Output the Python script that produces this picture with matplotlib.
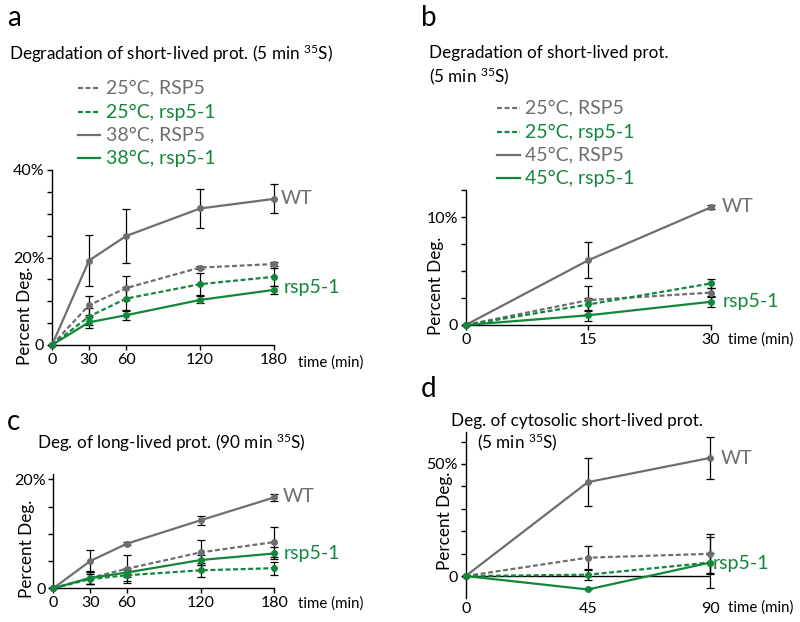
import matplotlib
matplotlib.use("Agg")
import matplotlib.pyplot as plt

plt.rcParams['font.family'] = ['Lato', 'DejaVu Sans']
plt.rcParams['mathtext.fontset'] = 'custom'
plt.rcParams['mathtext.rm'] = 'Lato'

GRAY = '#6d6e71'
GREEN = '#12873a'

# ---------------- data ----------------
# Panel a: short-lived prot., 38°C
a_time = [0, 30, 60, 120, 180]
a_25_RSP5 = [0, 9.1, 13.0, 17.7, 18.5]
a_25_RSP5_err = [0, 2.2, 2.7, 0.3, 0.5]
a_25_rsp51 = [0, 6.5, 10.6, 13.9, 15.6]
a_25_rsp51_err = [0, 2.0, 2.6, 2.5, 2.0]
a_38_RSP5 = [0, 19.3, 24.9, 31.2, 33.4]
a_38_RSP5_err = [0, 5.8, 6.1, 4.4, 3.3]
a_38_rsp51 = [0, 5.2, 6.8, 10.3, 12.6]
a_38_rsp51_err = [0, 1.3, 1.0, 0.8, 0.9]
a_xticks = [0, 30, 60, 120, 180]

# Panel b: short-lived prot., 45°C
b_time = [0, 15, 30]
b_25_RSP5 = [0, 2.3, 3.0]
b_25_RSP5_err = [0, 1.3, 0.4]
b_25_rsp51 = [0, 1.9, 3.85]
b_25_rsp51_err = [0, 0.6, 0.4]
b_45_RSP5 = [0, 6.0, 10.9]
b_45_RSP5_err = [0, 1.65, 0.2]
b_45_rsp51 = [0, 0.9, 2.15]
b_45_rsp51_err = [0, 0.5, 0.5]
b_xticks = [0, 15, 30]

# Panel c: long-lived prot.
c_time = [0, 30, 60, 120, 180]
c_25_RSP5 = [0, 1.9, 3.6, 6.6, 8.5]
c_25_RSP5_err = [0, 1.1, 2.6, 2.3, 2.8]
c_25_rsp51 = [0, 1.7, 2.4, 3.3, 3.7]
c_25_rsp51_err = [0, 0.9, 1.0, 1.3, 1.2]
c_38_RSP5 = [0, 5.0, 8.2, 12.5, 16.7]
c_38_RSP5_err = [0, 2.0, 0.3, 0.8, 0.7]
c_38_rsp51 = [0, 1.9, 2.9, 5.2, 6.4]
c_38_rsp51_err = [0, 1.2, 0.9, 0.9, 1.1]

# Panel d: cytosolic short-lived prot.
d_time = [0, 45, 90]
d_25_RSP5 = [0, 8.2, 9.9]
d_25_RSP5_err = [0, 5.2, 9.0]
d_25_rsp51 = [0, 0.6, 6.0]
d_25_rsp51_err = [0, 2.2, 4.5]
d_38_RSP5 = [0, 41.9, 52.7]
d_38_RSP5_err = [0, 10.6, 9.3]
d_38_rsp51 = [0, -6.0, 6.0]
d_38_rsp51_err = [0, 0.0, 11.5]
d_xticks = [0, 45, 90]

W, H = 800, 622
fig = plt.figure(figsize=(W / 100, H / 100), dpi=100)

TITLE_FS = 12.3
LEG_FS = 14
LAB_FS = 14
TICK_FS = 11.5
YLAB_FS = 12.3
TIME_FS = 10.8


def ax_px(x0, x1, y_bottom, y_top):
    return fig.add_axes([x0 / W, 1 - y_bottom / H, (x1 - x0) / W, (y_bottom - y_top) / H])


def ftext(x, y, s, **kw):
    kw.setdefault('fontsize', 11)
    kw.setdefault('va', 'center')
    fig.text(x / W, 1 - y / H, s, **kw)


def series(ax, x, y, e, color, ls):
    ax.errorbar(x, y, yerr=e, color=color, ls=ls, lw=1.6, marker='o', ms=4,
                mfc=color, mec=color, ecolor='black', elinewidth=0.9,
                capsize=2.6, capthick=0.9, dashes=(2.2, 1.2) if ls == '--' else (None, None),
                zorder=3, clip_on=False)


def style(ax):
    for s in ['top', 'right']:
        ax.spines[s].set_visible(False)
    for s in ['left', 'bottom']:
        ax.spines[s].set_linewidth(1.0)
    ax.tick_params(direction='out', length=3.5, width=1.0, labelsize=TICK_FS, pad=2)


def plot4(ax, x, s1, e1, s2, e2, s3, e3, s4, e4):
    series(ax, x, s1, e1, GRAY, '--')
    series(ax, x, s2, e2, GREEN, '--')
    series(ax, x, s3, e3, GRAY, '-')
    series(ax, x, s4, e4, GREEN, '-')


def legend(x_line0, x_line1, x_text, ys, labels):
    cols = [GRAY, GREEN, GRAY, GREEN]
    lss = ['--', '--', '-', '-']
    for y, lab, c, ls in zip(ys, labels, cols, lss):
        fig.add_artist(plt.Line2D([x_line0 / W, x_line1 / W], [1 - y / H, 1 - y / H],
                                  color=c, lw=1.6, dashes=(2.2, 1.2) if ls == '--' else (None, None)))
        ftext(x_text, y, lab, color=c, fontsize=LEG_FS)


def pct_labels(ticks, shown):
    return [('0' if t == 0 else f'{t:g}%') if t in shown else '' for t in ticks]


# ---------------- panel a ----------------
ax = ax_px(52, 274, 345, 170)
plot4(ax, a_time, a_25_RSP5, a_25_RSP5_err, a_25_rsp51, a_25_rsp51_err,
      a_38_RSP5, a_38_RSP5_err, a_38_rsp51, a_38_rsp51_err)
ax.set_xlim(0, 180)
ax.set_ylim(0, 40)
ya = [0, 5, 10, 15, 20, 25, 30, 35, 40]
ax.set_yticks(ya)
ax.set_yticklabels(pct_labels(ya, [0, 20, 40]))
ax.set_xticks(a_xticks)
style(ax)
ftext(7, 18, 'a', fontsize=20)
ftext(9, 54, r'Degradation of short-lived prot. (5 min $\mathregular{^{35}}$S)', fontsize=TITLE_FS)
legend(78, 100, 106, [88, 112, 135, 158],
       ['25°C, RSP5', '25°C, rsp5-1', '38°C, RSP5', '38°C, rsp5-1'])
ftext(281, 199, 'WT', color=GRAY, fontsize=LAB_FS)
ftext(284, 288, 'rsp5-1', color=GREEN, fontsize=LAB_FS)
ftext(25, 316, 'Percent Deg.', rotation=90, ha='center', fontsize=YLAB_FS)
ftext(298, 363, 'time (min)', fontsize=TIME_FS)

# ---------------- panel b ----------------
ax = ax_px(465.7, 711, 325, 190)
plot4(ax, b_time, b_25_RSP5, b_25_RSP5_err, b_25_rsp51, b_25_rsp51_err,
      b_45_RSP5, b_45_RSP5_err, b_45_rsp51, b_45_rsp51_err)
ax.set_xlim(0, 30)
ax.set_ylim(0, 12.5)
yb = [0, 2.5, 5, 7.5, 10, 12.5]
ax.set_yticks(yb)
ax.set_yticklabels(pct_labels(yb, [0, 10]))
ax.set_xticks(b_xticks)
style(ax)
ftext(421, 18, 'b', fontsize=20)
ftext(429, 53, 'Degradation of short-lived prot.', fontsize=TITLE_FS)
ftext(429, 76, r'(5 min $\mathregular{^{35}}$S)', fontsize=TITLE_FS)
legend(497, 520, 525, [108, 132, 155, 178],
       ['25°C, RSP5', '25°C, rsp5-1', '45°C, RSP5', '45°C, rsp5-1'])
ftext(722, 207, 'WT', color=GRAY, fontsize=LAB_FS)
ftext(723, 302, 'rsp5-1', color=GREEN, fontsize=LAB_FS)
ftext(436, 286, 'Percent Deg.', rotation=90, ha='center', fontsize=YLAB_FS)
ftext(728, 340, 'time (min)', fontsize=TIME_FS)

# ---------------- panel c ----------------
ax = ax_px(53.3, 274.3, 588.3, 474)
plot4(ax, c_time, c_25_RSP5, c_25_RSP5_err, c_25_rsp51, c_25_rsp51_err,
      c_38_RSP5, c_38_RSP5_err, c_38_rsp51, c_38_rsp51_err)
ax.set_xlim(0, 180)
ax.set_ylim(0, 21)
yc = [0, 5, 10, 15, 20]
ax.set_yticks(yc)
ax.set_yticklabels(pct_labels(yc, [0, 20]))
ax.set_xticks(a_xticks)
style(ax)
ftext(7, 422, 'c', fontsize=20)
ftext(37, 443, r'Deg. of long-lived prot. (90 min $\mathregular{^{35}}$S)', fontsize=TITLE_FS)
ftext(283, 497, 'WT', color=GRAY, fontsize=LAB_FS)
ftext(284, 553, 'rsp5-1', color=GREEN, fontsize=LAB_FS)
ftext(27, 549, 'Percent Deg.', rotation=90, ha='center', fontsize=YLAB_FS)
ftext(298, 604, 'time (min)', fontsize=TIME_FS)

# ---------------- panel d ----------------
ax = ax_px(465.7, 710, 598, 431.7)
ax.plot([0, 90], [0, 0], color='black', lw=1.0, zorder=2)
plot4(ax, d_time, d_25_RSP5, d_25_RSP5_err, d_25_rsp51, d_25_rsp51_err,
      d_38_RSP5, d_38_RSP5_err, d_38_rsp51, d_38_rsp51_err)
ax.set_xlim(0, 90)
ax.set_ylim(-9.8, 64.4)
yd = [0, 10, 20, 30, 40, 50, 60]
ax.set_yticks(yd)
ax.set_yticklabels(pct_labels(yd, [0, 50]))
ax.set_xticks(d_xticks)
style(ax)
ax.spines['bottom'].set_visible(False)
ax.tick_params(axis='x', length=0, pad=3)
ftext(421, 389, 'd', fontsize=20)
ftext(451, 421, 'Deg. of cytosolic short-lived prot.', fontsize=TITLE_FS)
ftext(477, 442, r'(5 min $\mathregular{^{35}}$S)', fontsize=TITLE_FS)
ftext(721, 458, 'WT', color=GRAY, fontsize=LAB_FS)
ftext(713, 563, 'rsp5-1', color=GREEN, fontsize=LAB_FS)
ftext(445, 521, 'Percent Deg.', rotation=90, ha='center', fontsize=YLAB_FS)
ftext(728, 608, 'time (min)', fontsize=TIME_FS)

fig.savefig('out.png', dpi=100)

══════════

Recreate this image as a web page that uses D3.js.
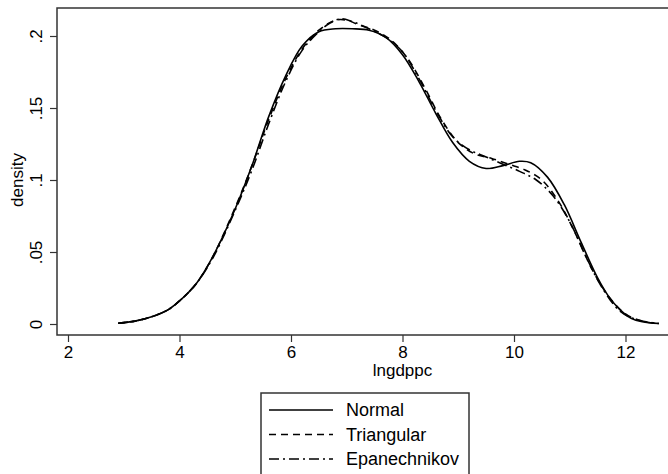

══════════

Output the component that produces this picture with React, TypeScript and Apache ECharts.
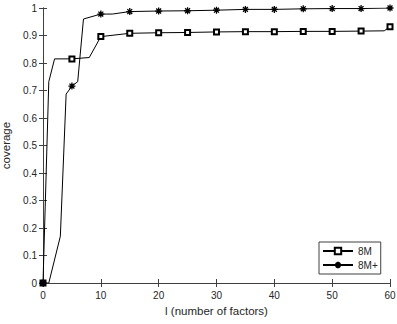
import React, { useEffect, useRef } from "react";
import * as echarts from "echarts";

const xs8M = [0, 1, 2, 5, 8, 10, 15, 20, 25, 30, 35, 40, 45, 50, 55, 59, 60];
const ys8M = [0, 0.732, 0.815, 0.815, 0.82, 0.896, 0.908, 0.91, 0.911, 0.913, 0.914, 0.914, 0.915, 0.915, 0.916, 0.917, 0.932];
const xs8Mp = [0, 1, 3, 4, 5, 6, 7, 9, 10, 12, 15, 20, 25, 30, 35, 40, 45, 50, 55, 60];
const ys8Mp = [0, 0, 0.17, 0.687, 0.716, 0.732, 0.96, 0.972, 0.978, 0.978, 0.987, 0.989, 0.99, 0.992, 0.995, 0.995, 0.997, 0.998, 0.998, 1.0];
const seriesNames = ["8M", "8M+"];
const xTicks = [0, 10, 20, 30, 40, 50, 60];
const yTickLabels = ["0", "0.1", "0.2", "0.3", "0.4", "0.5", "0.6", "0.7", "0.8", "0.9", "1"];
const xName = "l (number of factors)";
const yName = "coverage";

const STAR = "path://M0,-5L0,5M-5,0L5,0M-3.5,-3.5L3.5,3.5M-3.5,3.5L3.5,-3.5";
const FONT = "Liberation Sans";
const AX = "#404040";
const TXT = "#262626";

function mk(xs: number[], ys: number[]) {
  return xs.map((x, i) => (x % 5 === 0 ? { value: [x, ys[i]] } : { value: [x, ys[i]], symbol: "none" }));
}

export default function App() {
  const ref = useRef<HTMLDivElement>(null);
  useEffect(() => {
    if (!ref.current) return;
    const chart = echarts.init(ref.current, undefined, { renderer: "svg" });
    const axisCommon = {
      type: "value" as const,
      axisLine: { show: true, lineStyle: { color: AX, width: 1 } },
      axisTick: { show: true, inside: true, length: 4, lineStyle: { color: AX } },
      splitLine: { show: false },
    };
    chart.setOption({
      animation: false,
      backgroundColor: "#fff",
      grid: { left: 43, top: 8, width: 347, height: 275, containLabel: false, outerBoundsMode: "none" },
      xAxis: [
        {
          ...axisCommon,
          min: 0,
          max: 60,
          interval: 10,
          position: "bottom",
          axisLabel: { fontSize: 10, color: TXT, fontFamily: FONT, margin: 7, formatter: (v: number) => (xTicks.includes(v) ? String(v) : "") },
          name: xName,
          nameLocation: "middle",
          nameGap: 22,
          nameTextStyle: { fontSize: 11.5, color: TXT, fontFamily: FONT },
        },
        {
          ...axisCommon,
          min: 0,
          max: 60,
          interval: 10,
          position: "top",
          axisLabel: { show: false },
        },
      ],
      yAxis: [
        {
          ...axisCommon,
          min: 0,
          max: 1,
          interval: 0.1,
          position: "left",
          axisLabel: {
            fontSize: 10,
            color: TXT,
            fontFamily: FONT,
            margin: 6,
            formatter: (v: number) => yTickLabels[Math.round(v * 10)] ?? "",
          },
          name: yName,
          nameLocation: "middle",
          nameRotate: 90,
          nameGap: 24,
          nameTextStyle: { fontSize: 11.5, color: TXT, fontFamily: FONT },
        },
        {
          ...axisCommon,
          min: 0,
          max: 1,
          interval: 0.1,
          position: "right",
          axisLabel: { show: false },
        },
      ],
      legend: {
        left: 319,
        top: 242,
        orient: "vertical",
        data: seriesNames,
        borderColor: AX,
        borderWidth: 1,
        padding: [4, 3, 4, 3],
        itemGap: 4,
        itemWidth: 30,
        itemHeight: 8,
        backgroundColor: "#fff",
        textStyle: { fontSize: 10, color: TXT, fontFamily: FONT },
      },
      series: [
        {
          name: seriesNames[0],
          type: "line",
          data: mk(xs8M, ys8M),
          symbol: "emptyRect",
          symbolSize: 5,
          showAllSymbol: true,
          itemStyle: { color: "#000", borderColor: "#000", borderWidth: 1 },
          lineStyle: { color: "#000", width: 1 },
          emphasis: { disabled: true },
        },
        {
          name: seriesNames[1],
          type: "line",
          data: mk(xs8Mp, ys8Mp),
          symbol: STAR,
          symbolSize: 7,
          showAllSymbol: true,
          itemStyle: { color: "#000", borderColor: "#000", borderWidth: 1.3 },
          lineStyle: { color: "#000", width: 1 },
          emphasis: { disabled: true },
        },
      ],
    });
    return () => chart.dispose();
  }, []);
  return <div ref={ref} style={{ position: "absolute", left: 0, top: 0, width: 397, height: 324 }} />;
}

══════════

Above this task is a listing with pictures in it. Retype only the lines from the one containing "Output the Python" through the one containing "GREEN = '#12873a'", both included, and not the pictures.

Output the Python script that produces this picture with matplotlib.
import matplotlib
matplotlib.use("Agg")
import matplotlib.pyplot as plt

plt.rcParams['font.family'] = ['Lato', 'DejaVu Sans']
plt.rcParams['mathtext.fontset'] = 'custom'
plt.rcParams['mathtext.rm'] = 'Lato'

GRAY = '#6d6e71'
GREEN = '#12873a'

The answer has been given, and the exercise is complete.